Canada fares the best if United States President Donald Trump ends up imposing reciprocal tariffs, according to a new report by Yale University.
The university’s Budget Lab estimated tariff rates on Canada would increase by 4.59 percentage points, which would be the smallest among the 20 countries studied.
Other G7 members fare worse, with Japan’s tariff rate rising by 10.9 percentage points, France’s by 18.9 percentage points, Germany’s by 19 percentage points, Great Britain’s by 19.9 percentage points and Italy’s by 23.2 percentage points.
Mexico, the third partner in the United States-Mexico-Canada Agreement (USMCA), would have tariffs rise by 16.3 percentage points.
The Budget Lab calculated the increases using value-added tax rates (VAT), or the goods and services tax (GST) in the case of Canada, and matched those rates on a commodity-by-commodity basis, distinguishing between 65 goods and services. The modelling excluded areas such as currency and trade policy that were mentioned in Trump’s order.

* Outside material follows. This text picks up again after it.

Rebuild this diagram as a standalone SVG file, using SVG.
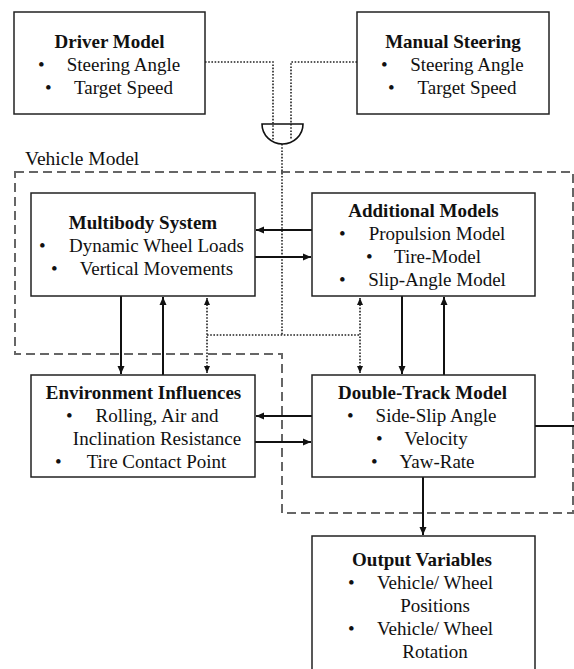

“(The results) made a lot of sense once we sort of processed what was going on here,” Ernie Tedeschi, director of economics, said.
Canada came out ahead in the exercise because the GST is low compared with VAT taxes in Europe and Mexico’s federal tax, which is 16 per cent, he said. Provincial sales taxes were not included in the calculations.
“Reciprocal tariffs to begin with, even if countries don’t retaliate, make everybody worse off, including the United States,” Tedeschi said. “And then when countries retaliate to those, it then makes everybody further worse off.”
Karl Schamotta, chief market strategist at Corpay Inc., said “Canada looks well insulated against reciprocal tariffs,” based on the Budget Lab’s study.